If the problem is not ALWAYS there then its the shooter not the bow. Next time it happens stand at point blank distance from your target
pull to full draw aim and just before you shoot close your eyes then let it fly.
By doing this all your attention will be focused on the feel of the bow in hand, any movement will be very obvious.


----------



## Elipapa (Apr 16, 2011)

Thanks, i'll try it.


----------



## Double S (Mar 30, 2008)

Welcome to AT.


----------



## wicked1Joe (May 19, 2009)

:wav:



Welcome to AT


:wav:


----------



## Tim Roberts (Jul 13, 2002)

Elipapa.


----------



## heartshot60 (Jul 25, 2009)

:welcomesign:To Archery Talk!


----------



## bushmasterar15 (Oct 23, 2004)

Welcome to Archery Talk.

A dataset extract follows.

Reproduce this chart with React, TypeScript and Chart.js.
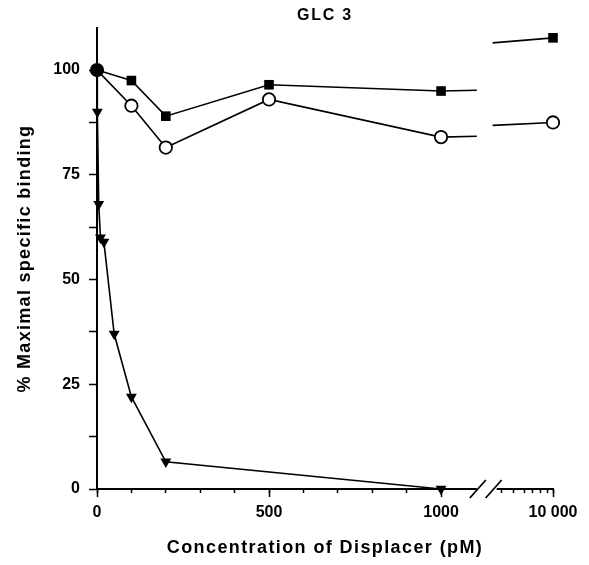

Just lot's of practice. Get your wife involved also.


----------



## rycountryboy (Feb 21, 2008)

*:welcome: to AT*


----------



## THE BULL (Feb 24, 2009)

Welcome to AT...Enjoy!


----------



## Travis Shaw (Feb 28, 2011)

welcome...


----------



## Dthbyhoyt (Dec 4, 2004)

:welcome: 2 ArcheryTalk


----------



## drbowhunter (Jun 23, 2005)

work on mechanics and not necessarily the result of the shot. pick up the book idiot proof archery by bernie pellerite. it has some great info and tips and has a chapter on your problem as well


----------



## bowtech killer (Apr 6, 2011)

I have the same bow. It shoots awesome like you say but is easy to torque yhe bow. Its all in the grip. Took me a couple months to get it nailed down. just keep shooting it and pay real close attention to your grip and form


----------